*WHAT IS EXPECTED:* Check each line of the material below for "this", then copy the ones that contain it.

───── DATA TO PROCESS ─────

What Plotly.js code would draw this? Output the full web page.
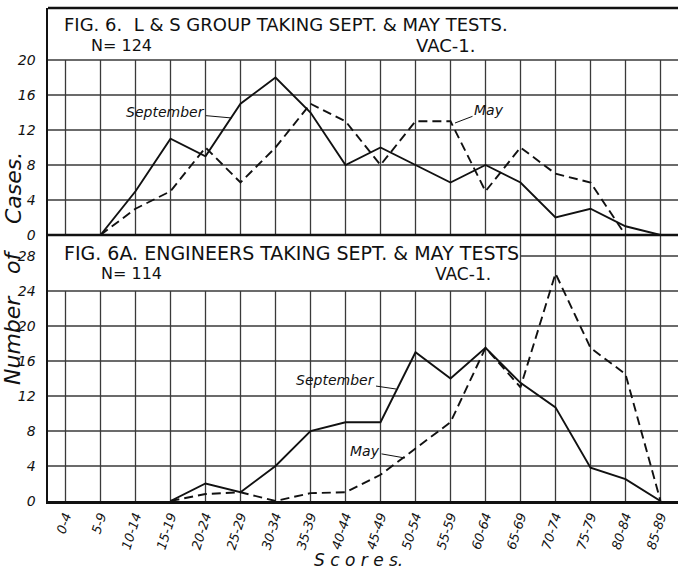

─────
───── DATA TO PROCESS ─────

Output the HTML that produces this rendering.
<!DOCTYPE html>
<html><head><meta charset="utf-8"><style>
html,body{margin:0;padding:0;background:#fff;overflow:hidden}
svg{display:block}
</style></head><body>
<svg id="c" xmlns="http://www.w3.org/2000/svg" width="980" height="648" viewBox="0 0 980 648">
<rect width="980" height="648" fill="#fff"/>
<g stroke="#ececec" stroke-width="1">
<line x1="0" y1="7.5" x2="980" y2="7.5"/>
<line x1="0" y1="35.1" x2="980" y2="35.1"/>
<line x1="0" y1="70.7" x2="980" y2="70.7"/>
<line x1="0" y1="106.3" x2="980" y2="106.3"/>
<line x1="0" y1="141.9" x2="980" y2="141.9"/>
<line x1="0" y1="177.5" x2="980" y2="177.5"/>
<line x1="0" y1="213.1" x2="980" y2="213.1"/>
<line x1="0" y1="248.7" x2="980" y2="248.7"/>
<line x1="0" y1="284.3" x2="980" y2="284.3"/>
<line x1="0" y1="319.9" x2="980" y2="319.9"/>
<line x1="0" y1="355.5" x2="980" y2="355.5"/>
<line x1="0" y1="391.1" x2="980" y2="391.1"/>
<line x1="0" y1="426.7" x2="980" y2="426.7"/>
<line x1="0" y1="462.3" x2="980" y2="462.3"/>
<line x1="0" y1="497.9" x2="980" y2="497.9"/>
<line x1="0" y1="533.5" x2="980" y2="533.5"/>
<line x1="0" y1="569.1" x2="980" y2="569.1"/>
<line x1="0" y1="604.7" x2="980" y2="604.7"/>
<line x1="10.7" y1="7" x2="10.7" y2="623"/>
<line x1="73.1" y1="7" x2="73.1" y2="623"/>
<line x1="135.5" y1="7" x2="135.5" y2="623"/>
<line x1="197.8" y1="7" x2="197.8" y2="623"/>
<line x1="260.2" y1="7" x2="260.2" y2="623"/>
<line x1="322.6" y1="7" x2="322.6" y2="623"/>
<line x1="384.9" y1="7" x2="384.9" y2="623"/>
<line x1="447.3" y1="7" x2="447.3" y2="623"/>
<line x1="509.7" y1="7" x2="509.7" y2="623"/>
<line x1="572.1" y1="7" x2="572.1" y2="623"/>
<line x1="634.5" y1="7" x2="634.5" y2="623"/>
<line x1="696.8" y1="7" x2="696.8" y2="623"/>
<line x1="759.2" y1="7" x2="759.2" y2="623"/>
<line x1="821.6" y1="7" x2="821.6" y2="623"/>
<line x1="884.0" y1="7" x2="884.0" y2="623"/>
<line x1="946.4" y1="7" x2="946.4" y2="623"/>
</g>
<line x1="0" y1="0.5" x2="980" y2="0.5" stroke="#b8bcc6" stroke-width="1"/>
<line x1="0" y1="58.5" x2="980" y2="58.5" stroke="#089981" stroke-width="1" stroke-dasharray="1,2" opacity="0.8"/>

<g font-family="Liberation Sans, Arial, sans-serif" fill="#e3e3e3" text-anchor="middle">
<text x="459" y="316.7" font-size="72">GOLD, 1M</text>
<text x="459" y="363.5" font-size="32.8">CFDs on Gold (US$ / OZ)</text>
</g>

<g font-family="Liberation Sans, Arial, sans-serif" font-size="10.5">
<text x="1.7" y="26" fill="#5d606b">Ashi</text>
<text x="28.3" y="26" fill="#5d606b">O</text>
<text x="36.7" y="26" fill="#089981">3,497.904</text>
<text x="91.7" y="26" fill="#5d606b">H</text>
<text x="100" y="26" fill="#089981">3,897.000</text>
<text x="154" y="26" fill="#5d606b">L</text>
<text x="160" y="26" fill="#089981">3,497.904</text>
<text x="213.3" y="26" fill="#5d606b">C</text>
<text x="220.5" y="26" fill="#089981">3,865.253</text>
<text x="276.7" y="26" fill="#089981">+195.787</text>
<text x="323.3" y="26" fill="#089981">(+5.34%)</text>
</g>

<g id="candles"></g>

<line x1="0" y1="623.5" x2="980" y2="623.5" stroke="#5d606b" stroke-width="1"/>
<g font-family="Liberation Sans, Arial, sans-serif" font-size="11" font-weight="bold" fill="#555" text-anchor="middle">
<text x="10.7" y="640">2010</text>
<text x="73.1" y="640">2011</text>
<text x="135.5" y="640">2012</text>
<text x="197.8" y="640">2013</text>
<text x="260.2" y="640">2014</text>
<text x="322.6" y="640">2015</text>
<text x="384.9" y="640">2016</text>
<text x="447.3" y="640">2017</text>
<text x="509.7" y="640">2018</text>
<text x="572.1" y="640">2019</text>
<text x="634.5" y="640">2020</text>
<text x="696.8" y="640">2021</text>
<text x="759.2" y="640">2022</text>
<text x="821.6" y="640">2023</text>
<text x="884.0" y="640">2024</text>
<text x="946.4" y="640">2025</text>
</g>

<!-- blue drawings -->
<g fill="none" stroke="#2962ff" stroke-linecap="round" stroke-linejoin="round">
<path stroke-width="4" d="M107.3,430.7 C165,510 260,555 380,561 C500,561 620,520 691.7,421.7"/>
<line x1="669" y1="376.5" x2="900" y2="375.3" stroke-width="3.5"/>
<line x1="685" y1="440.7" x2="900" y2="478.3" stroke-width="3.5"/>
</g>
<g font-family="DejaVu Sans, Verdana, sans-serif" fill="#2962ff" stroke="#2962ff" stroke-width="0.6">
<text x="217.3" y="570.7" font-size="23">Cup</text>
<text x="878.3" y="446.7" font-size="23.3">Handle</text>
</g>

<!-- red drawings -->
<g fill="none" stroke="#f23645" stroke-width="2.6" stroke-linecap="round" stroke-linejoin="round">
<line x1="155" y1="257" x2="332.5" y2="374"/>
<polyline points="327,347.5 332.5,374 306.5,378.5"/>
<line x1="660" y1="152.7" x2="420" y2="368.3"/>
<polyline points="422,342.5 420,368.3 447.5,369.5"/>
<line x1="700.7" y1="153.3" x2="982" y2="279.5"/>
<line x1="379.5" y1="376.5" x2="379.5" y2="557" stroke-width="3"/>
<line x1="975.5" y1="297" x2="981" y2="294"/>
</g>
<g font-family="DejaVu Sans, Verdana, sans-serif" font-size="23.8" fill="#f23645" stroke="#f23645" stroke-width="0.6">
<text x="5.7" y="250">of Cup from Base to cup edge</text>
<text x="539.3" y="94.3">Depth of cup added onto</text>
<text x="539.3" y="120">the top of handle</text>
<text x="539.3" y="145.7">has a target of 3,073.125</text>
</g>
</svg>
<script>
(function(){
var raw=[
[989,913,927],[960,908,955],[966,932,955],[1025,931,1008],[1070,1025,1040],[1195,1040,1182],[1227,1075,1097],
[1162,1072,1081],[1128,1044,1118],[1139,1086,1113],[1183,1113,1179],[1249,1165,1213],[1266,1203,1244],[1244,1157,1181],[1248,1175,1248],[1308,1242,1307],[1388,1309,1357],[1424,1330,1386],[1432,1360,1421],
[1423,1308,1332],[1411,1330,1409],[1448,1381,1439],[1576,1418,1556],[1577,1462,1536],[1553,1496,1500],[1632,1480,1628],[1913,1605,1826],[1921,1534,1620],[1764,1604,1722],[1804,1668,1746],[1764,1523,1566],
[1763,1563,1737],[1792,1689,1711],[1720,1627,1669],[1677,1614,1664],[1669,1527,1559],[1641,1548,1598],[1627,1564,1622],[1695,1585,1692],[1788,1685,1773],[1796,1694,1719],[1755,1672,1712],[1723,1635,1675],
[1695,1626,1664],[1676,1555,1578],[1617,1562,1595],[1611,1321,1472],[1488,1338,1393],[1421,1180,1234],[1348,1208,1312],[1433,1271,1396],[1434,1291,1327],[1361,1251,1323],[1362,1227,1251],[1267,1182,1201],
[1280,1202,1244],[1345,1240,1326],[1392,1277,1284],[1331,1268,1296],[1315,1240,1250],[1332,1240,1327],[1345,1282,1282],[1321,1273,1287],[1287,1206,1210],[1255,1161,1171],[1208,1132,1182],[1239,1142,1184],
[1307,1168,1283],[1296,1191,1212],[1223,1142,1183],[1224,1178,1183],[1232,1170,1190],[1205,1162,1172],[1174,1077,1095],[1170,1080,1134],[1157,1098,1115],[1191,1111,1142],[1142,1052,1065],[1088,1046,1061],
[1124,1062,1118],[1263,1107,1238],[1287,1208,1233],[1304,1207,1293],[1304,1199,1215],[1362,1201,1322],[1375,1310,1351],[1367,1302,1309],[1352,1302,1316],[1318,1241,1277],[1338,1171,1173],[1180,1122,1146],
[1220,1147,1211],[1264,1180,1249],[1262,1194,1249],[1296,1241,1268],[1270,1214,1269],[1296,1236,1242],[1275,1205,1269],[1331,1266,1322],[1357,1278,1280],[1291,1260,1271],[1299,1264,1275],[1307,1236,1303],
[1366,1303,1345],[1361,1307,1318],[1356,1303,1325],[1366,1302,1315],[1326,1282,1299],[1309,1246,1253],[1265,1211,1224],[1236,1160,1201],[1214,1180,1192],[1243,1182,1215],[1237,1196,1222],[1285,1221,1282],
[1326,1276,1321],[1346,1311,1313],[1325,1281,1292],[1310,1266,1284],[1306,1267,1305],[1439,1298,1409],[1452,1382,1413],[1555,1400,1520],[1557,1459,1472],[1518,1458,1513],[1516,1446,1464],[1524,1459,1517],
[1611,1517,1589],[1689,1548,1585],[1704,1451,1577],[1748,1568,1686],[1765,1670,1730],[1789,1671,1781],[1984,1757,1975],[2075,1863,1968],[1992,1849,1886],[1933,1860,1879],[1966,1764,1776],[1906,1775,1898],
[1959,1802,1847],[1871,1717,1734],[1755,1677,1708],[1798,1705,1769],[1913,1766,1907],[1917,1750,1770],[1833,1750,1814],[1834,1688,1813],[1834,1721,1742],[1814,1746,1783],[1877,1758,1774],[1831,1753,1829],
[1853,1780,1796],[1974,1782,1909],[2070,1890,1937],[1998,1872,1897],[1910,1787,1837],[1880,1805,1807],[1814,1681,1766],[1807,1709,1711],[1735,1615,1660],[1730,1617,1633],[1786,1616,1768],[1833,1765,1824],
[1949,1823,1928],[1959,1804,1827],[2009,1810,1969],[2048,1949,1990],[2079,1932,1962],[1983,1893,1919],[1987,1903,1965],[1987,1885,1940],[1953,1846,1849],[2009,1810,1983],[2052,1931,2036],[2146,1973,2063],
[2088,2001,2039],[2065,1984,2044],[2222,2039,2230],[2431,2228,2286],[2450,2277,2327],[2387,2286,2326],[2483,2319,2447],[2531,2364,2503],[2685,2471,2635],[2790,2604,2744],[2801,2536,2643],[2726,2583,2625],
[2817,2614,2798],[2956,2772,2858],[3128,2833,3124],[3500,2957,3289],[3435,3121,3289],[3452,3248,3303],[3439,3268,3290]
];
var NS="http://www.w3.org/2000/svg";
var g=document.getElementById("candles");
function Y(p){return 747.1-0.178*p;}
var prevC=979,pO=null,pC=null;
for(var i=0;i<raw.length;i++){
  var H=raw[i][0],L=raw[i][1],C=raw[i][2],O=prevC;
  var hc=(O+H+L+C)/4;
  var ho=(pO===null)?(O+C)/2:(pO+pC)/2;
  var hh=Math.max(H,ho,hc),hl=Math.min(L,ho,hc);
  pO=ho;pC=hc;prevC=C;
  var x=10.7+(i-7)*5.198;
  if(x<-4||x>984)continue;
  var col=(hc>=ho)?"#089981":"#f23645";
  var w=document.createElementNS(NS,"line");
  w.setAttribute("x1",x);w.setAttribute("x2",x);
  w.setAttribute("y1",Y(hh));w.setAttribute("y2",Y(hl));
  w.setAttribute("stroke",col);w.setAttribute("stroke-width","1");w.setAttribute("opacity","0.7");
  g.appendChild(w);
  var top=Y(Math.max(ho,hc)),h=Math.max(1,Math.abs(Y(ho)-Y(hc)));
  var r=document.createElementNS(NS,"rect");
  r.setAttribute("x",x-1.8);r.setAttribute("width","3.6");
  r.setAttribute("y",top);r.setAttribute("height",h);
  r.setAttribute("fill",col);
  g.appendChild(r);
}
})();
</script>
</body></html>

─────
───── DATA TO PROCESS ─────

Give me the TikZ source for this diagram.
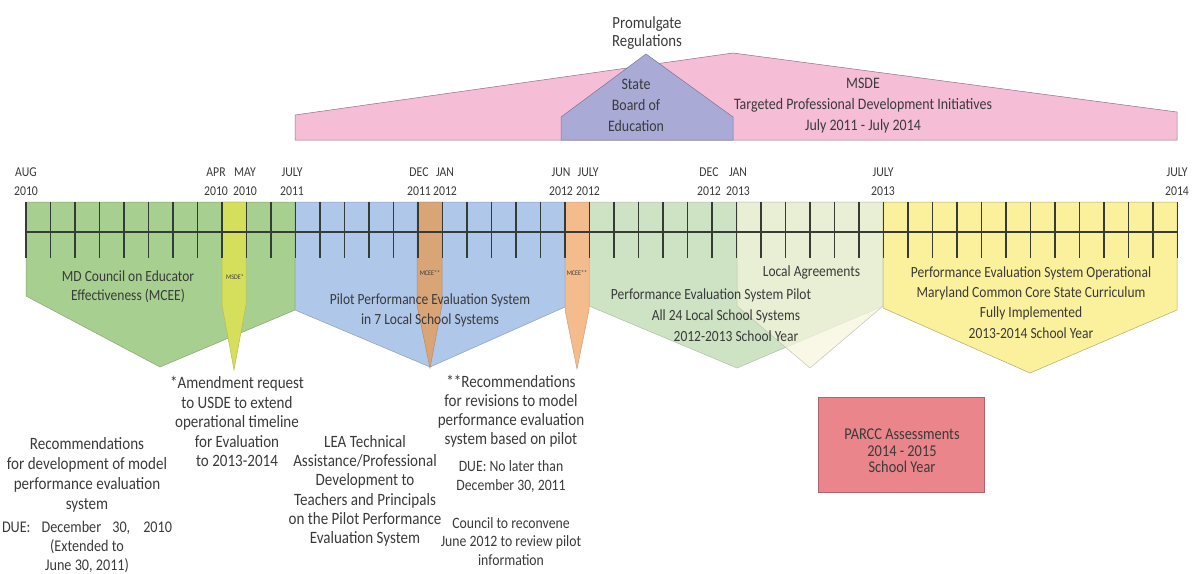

─────

*RESPONSE TO THE TASK:*
What Plotly.js code would draw this? Output the full web page.
Output the HTML that produces this rendering.
Give me the TikZ source for this diagram.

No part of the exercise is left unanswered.